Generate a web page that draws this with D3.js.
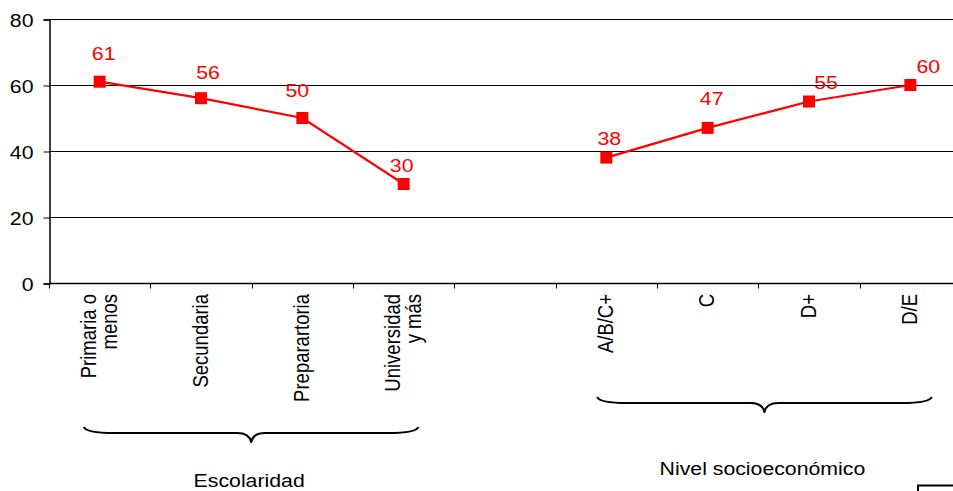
<!DOCTYPE html>
<html><head><meta charset="utf-8">
<script src="https://cdn.jsdelivr.net/npm/d3@7"></script>
<style>
html,body{margin:0;padding:0;background:#fff;overflow:hidden}
text{font-family:"Liberation Sans",Arial,sans-serif}
</style></head>
<body>
<svg id="chart" width="953" height="491"></svg>
<script>
// ---- data ----
const categories = ["Primaria o\nmenos", "Secundaria", "Preparartoria", "Universidad\ny más", "", "A/B/C+", "C", "D+", "D/E"];
const values = [61, 56, 50, 30, null, 38, 47, 55, 60];
const yTicks = [0, 20, 40, 60, 80];
const groupNames = ["Escolaridad", "Nivel socioeconómico"];
const groupStart = [0, 5];
const groupEnd = [3, 8];

// ---- layout / style (not data) ----
const labelDx = [4, 7, -5, -2, 3, 4, 17, 18];
const labelDy = [-28, -26, -28, -19, -19, -29, -19, -19];
const braceInset = [[0.345, 0.355], [0.41, 0.29]];
const braceTop = [427, 397];
const groupLabelY = [487, 475];
const STRETCH = 1.15;
const FS = 18.5;
const RED = "#ff0000";

const svg = d3.select("#chart");
const x = d3.scaleBand().domain(d3.range(categories.length)).range([49, 961]).padding(0);
const y = d3.scaleLinear().domain([0, 80]).range([283, 19]);
const bw = x.bandwidth();
const cx = i => x(i) + bw / 2;

// gridlines
svg.append("g").selectAll("line").data(yTicks.filter(t => t > 0)).join("line")
  .attr("x1", 49).attr("x2", 962)
  .attr("y1", d => Math.round(y(d)) + 0.5).attr("y2", d => Math.round(y(d)) + 0.5)
  .attr("stroke", "#000").attr("stroke-width", 1);

// y axis
const yAxis = svg.append("g").attr("transform", "translate(49.5,0.5)")
  .call(d3.axisLeft(y).tickValues(yTicks).tickSize(6).tickPadding(0).tickFormat(d3.format("d")));
yAxis.select(".domain").attr("stroke", "#000").attr("stroke-width", 1.5);
yAxis.selectAll(".tick line").attr("stroke", "#000").attr("stroke-width", 1);
yAxis.selectAll(".tick text").remove();
yAxis.selectAll(".tick").append("text")
  .attr("transform", `translate(-16,6.5) scale(${STRETCH},1)`)
  .attr("text-anchor", "end").attr("fill", "#000").style("font-size", FS + "px")
  .text(d => d);

// x axis line
const y0 = Math.round(y(0)) + 0.5;
svg.append("line").attr("x1", 49).attr("x2", 962).attr("y1", y0).attr("y2", y0)
  .attr("stroke", "#000").attr("stroke-width", 1.5);
// x ticks at band boundaries
svg.append("g").selectAll("line").data(d3.range(categories.length)).join("line")
  .attr("x1", i => Math.round(x(i)) + 0.5).attr("x2", i => Math.round(x(i)) + 0.5)
  .attr("y1", y0).attr("y2", y0 + 5).attr("stroke", "#000").attr("stroke-width", 1);

// x labels (rotated)
const xl = svg.append("g");
categories.forEach((c, i) => {
  if (!c) return;
  const lines = c.split("\n");
  lines.forEach((ln, j) => {
    const off = (j - (lines.length - 1) / 2) * 21;
    xl.append("text")
      .attr("transform", `translate(${cx(i) + off + 6.5},294) scale(${STRETCH},1) rotate(-90)`)
      .attr("text-anchor", "end").attr("fill", "#000").style("font-size", FS + "px")
      .text(ln);
  });
});

// line
const pts = values.map((v, i) => ({v, i}));
svg.append("path").datum(pts)
  .attr("d", d3.line().defined(d => d.v != null).x(d => cx(d.i)).y(d => y(d.v)))
  .attr("fill", "none").attr("stroke", RED).attr("stroke-width", 2.2);

// markers
const valid = pts.filter(d => d.v != null);
svg.append("g").selectAll("rect").data(valid).join("rect")
  .attr("x", d => cx(d.i) - 6).attr("y", d => y(d.v) - 6)
  .attr("width", 12).attr("height", 12).attr("fill", RED);

// data labels
svg.append("g").selectAll("text").data(valid).join("text")
  .attr("transform", (d, k) => `translate(${cx(d.i) + labelDx[k]},${y(d.v) + labelDy[k] + 6.5}) scale(${STRETCH},1)`)
  .attr("text-anchor", "middle").attr("fill", RED).style("font-size", FS + "px")
  .text(d => d.v);

// braces + group labels
groupNames.forEach((g, k) => {
  const L = x(groupStart[k]) + bw * braceInset[k][0];
  const R = x(groupEnd[k]) + bw - bw * braceInset[k][1];
  const T = (L + R) / 2;
  const t = braceTop[k];
  const p = d3.path();
  p.moveTo(L, t);
  p.quadraticCurveTo(L + 2, t + 6, L + 30, t + 6);
  p.lineTo(T - 14, t + 6);
  p.quadraticCurveTo(T - 2, t + 6, T, t + 15);
  p.quadraticCurveTo(T + 2, t + 6, T + 14, t + 6);
  p.lineTo(R - 30, t + 6);
  p.quadraticCurveTo(R - 2, t + 6, R, t);
  svg.append("path").attr("d", p.toString()).attr("fill", "none")
    .attr("stroke", "#000").attr("stroke-width", 2.2).attr("stroke-linejoin", "round");
  svg.append("text")
    .attr("transform", `translate(${T - 2},${groupLabelY[k]}) scale(${STRETCH},1)`)
    .attr("text-anchor", "middle").attr("fill", "#000").style("font-size", FS + "px")
    .text(g);
});

// partial box at bottom right
svg.append("rect").attr("x", 918).attr("y", 485.5).attr("width", 80).attr("height", 40)
  .attr("fill", "none").attr("stroke", "#000").attr("stroke-width", 2);
</script>
</body></html>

=-=-=

Task directions -
Write out the listing above again, exactly, but with no pictures in the copy.

Result of the task -
Generate a web page that draws this with D3.js.
<!DOCTYPE html>
<html><head><meta charset="utf-8">
<script src="https://cdn.jsdelivr.net/npm/d3@7"></script>
<style>
html,body{margin:0;padding:0;background:#fff;overflow:hidden}
text{font-family:"Liberation Sans",Arial,sans-serif}
</style></head>
<body>
<svg id="chart" width="953" height="491"></svg>
<script>
// ---- data ----
const categories = ["Primaria o\nmenos", "Secundaria", "Preparartoria", "Universidad\ny más", "", "A/B/C+", "C", "D+", "D/E"];
const values = [61, 56, 50, 30, null, 38, 47, 55, 60];
const yTicks = [0, 20, 40, 60, 80];
const groupNames = ["Escolaridad", "Nivel socioeconómico"];
const groupStart = [0, 5];
const groupEnd = [3, 8];

// ---- layout / style (not data) ----
const labelDx = [4, 7, -5, -2, 3, 4, 17, 18];
const labelDy = [-28, -26, -28, -19, -19, -29, -19, -19];
const braceInset = [[0.345, 0.355], [0.41, 0.29]];
const braceTop = [427, 397];
const groupLabelY = [487, 475];
const STRETCH = 1.15;
const FS = 18.5;
const RED = "#ff0000";

const svg = d3.select("#chart");
const x = d3.scaleBand().domain(d3.range(categories.length)).range([49, 961]).padding(0);
const y = d3.scaleLinear().domain([0, 80]).range([283, 19]);
const bw = x.bandwidth();
const cx = i => x(i) + bw / 2;

// gridlines
svg.append("g").selectAll("line").data(yTicks.filter(t => t > 0)).join("line")
  .attr("x1", 49).attr("x2", 962)
  .attr("y1", d => Math.round(y(d)) + 0.5).attr("y2", d => Math.round(y(d)) + 0.5)
  .attr("stroke", "#000").attr("stroke-width", 1);

// y axis
const yAxis = svg.append("g").attr("transform", "translate(49.5,0.5)")
  .call(d3.axisLeft(y).tickValues(yTicks).tickSize(6).tickPadding(0).tickFormat(d3.format("d")));
yAxis.select(".domain").attr("stroke", "#000").attr("stroke-width", 1.5);
yAxis.selectAll(".tick line").attr("stroke", "#000").attr("stroke-width", 1);
yAxis.selectAll(".tick text").remove();
yAxis.selectAll(".tick").append("text")
  .attr("transform", `translate(-16,6.5) scale(${STRETCH},1)`)
  .attr("text-anchor", "end").attr("fill", "#000").style("font-size", FS + "px")
  .text(d => d);

// x axis line
const y0 = Math.round(y(0)) + 0.5;
svg.append("line").attr("x1", 49).attr("x2", 962).attr("y1", y0).attr("y2", y0)
  .attr("stroke", "#000").attr("stroke-width", 1.5);
// x ticks at band boundaries
svg.append("g").selectAll("line").data(d3.range(categories.length)).join("line")
  .attr("x1", i => Math.round(x(i)) + 0.5).attr("x2", i => Math.round(x(i)) + 0.5)
  .attr("y1", y0).attr("y2", y0 + 5).attr("stroke", "#000").attr("stroke-width", 1);

// x labels (rotated)
const xl = svg.append("g");
categories.forEach((c, i) => {
  if (!c) return;
  const lines = c.split("\n");
  lines.forEach((ln, j) => {
    const off = (j - (lines.length - 1) / 2) * 21;
    xl.append("text")
      .attr("transform", `translate(${cx(i) + off + 6.5},294) scale(${STRETCH},1) rotate(-90)`)
      .attr("text-anchor", "end").attr("fill", "#000").style("font-size", FS + "px")
      .text(ln);
  });
});

// line
const pts = values.map((v, i) => ({v, i}));
svg.append("path").datum(pts)
  .attr("d", d3.line().defined(d => d.v != null).x(d => cx(d.i)).y(d => y(d.v)))
  .attr("fill", "none").attr("stroke", RED).attr("stroke-width", 2.2);

// markers
const valid = pts.filter(d => d.v != null);
svg.append("g").selectAll("rect").data(valid).join("rect")
  .attr("x", d => cx(d.i) - 6).attr("y", d => y(d.v) - 6)
  .attr("width", 12).attr("height", 12).attr("fill", RED);

// data labels
svg.append("g").selectAll("text").data(valid).join("text")
  .attr("transform", (d, k) => `translate(${cx(d.i) + labelDx[k]},${y(d.v) + labelDy[k] + 6.5}) scale(${STRETCH},1)`)
  .attr("text-anchor", "middle").attr("fill", RED).style("font-size", FS + "px")
  .text(d => d.v);

// braces + group labels
groupNames.forEach((g, k) => {
  const L = x(groupStart[k]) + bw * braceInset[k][0];
  const R = x(groupEnd[k]) + bw - bw * braceInset[k][1];
  const T = (L + R) / 2;
  const t = braceTop[k];
  const p = d3.path();
  p.moveTo(L, t);
  p.quadraticCurveTo(L + 2, t + 6, L + 30, t + 6);
  p.lineTo(T - 14, t + 6);
  p.quadraticCurveTo(T - 2, t + 6, T, t + 15);
  p.quadraticCurveTo(T + 2, t + 6, T + 14, t + 6);
  p.lineTo(R - 30, t + 6);
  p.quadraticCurveTo(R - 2, t + 6, R, t);
  svg.append("path").attr("d", p.toString()).attr("fill", "none")
    .attr("stroke", "#000").attr("stroke-width", 2.2).attr("stroke-linejoin", "round");
  svg.append("text")
    .attr("transform", `translate(${T - 2},${groupLabelY[k]}) scale(${STRETCH},1)`)
    .attr("text-anchor", "middle").attr("fill", "#000").style("font-size", FS + "px")
    .text(g);
});

// partial box at bottom right
svg.append("rect").attr("x", 918).attr("y", 485.5).attr("width", 80).attr("height", 40)
  .attr("fill", "none").attr("stroke", "#000").attr("stroke-width", 2);
</script>
</body></html>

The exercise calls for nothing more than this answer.